The Subcommittee reiterated its long-standing support for revising IRS tax code to allow insurers to establish tax-deferred catastrophe reserves to prepare for future natural disasters.

The Subcommittee expressed strong reservations regarding requiring a mandatory offer of all-perils insurance coverage in which the NFIP would serve as a reinsurance mechanism. Among other things, legislators had concerns as to the ability of insurers to pay flood claims themselves while depending on infusions of reinsurance money from the NFIP, particularly given the program’s recent funding history.

Legislators indicated that such a significant restructuring of the way in which insurers pay flood claims would likely bring with it heavy administrative burdens that ultimately would impact consumers.

During discussion on the mandatory offer proposal, James Tuite of State Farm Insurance Companies said Congress long ago had shifted the NFIP from a reinsurance entity to a direct subsidy program in which primary insurers act as facilitators under a Write-Your-Own system. He said Congress recognized that adverse selection, in which only those persons most at risk for flood damage will buy flood coverage, made it extremely difficult for the private industry to underwrite flood insurance and spread risk.

Mr. Tuite pointed to an experience in California after the state required homeowners’ insurers to offer earthquake coverage as part of their policies. He said the market subsequently shrank in many hazard-prone areas because insurers could not absorb the earthquake risk.

Mr. Tuite suggested that rather than reconfigure the function of the NFIP, it would be wiser to support key NFIP reforms. He commented that a reorientation of the program might be worse than the problem it tried to solve.

Tammy Velasquez of the American Insurance Association (AIA) opposed both the need for the national system envisioned by the NAIC plan and the proposed mandatory all-perils offer. She said some Write-Your-Own companies would not have the capacity to pay flood claims themselves.

Neil Alldredge of the National Association of Mutual Insurance Companies (NAMIC) and Mr. Griffin of PCI agreed. Mr. Griffin said there are significant differences between what is allowed under a standard homeowners’ policy and what is included in a flood insurance contract. Among other things, he said homeowners’ insurance tends to be far more comprehensive in response to market competition.

Mr.

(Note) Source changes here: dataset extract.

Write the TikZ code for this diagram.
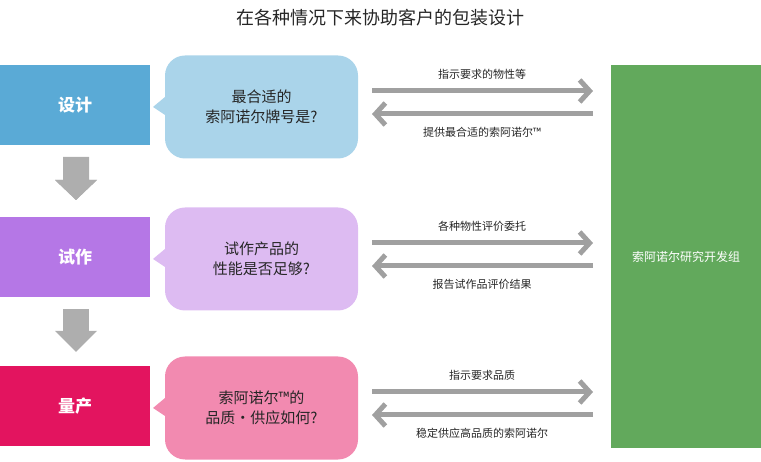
\documentclass[tikz,border=0pt]{standalone}
\usepackage{fontspec}
\newfontfamily\cjk{Noto Sans CJK SC}
\usetikzlibrary{arrows.meta}
\definecolor{cblue}{HTML}{5AAAD6}
\definecolor{cpurple}{HTML}{B577E6}
\definecolor{cpink}{HTML}{E3145F}
\definecolor{lblue}{HTML}{AAD4EA}
\definecolor{lpurple}{HTML}{DDBBF2}
\definecolor{lpink}{HTML}{F28AB0}
\definecolor{cgreen}{HTML}{62A95C}
\definecolor{agray}{HTML}{A0A0A0}
\begin{document}
\begin{tikzpicture}[x=1pt,y=-1pt,font=\cjk,
  stage/.style={minimum width=150pt,minimum height=80pt,inner sep=0pt,text=white,font=\cjk\fontsize{17}{20}\selectfont\bfseries},
  bubble/.style={rounded corners=20pt,minimum width=193pt,minimum height=103pt,inner sep=0pt,align=center,font=\cjk\fontsize{15}{20}\selectfont,text=black!85},
  flow/.style={draw=agray,line width=5pt,-{Straight Barb[length=10pt,width=22pt,line width=5pt]}},
  lbl/.style={font=\cjk\fontsize{11}{13}\selectfont,text=black!85},
  down/.style={fill=agray!85,draw=none}]
\useasboundingbox (0,0) rectangle (761,462);
\node[font=\cjk\fontsize{18}{22}\selectfont,text=black!85] (title) at (380,18) {在各种情况下来协助客户的包装设计};
\node[stage,fill=cgreen,minimum width=150pt,minimum height=383pt,font=\cjk\fontsize{12}{14}\selectfont] (lab) at (686,256.5) {索阿诺尔研究开发组};
\foreach \y/\c/\l/\s/\t/\a/\b in {
 105/cblue/lblue/设计/{最合适的\\索阿诺尔牌号是?}/指示要求的物性等/提供最合适的索阿诺尔™,
 257/cpurple/lpurple/试作/{试作产品的\\性能是否足够?}/各种物性评价委托/报告试作品评价结果,
 406/cpink/lpink/量产/{索阿诺尔™的\\品质・供应如何?}/指示要求品质/稳定供应高品质的索阿诺尔}{
  \node[stage,fill=\c] (s\y) at (75,\y) {\s};
  \fill[\l] (165,\y-8) -- (153,\y+2) -- (165,\y+10) -- cycle;
  \node[bubble,fill=\l] (b\y) at (261.5,\y+2) {\t};
  \coordinate (r1\y) at (372,\y-14);
  \coordinate (r2\y) at (593,\y-14);
  \coordinate (l1\y) at (593,\y+9);
  \coordinate (l2\y) at (372,\y+9);
  \draw[flow] (r1\y) -- (r2\y);
  \draw[flow] (l1\y) -- (l2\y);
  \node[lbl] (ta\y) at (482,\y-31) {\a};
  \node[lbl] (tb\y) at (482,\y+27) {\b};
}
\fill[down] (63,157) rectangle (89,180) -- (97,180) -- (76,200) -- (55,180) -- cycle;
\fill[down] (63,309) rectangle (89,331);
\fill[down] (55,331) -- (97,331) -- (76,352) -- cycle;
\fill[down] (55,180) -- (97,180) -- (76,200) -- cycle;
\end{tikzpicture}
\end{document}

Griffin said insurers in the Write-Your-Own program must settle flood claims in accordance with NFIP requirements or else must reimburse the NFIP for any portion of a claim that, according to the flood program, was not resolved following NFIP settlement guidelines. Mr. Griffin said it would difficult to imagine the NFIP, in its new role as reinsurer, paying insurers for flood claims that were settled according to private-market, homeowners’ policy procedures.

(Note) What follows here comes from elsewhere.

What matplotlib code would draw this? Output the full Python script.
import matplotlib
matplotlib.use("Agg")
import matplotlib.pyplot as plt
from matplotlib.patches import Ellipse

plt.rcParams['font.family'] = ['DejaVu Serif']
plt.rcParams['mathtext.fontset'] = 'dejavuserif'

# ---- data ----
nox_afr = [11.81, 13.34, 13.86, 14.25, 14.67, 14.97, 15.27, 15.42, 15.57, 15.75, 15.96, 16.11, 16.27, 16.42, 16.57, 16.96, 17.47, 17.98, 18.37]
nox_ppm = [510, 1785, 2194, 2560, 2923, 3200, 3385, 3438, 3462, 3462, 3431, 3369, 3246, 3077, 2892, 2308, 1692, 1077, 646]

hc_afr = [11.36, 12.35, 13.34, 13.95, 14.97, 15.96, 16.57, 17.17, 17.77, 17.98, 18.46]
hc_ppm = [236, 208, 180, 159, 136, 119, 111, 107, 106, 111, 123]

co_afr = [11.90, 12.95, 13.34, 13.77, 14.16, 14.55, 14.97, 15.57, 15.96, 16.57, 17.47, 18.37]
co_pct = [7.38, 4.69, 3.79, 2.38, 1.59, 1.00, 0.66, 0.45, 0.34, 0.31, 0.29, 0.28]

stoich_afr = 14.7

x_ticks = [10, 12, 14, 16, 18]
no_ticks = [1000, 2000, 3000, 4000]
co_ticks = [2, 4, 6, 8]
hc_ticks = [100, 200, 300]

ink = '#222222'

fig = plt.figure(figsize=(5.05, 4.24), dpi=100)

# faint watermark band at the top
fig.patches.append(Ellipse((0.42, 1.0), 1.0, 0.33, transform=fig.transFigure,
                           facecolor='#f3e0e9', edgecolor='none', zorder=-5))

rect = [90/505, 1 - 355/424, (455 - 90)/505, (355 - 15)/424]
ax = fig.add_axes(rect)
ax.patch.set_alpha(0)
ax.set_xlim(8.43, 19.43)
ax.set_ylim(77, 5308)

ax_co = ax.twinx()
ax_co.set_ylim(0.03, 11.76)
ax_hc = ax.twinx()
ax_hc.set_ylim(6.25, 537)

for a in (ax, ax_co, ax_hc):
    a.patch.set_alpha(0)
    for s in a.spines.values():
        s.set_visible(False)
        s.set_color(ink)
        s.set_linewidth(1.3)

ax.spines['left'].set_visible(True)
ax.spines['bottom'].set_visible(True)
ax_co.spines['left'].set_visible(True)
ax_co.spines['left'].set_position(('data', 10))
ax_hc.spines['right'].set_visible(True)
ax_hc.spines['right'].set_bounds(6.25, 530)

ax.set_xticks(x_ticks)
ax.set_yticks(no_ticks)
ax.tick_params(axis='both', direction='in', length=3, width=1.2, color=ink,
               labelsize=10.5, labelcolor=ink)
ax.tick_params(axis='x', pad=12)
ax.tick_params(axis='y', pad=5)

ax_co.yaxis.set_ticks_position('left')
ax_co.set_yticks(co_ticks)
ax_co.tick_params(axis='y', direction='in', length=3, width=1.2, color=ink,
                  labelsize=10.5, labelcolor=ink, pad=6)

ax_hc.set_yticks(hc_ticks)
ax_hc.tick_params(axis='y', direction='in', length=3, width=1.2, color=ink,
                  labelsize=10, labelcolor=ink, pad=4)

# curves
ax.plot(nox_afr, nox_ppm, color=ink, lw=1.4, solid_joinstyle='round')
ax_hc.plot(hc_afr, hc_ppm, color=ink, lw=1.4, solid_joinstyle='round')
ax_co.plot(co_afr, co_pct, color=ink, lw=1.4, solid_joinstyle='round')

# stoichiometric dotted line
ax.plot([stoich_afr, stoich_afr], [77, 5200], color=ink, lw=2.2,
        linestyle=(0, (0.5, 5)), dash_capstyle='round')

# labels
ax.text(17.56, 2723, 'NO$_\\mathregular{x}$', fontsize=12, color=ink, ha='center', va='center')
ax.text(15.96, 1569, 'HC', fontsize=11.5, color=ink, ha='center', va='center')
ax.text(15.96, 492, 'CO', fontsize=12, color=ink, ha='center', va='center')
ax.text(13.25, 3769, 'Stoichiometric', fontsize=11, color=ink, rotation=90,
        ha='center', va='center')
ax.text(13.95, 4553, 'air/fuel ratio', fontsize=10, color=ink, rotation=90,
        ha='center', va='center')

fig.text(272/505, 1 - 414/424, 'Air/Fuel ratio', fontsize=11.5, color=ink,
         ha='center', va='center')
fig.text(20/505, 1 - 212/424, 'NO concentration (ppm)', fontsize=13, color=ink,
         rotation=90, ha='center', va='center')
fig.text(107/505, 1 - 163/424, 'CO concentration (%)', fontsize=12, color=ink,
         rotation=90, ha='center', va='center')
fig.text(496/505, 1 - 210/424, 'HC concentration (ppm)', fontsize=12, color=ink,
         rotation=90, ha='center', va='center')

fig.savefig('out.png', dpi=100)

Mr. Foy said it was important to remember what consumers wanted, which he said in Florida and other states was an all-perils insurance policy. He noted that, under the current system, a homeowner could have four or more adjusters investigating damage on his or her home, depending on the different kinds of insurance the homeowner had purchased. He said that if flood coverage were priced properly, he did not believe that insurer reimbursement from the proposed NFIP reinsurer would be problematic.

The Subcommittee sympathized with the attempt by the NAIC plan to streamline the adjustment process but indicated that other efforts toward that end might be more appropriate.

Following further discussion, the Subcommittee unanimously voted to send a letter to Commissioner McCarty prior to the December NAIC Winter Meeting that would outline the Subcommittee’s initial comments on Layer One of the mega-catastrophe plan. Ms. Thorson said she would distribute a draft of the letter to Subcommittee members attending the Napa meeting in order to ensure that it accurately reflected their thoughts.

ADJOURNMENT

There being no further business, the meeting adjourned at 4:30 p.m.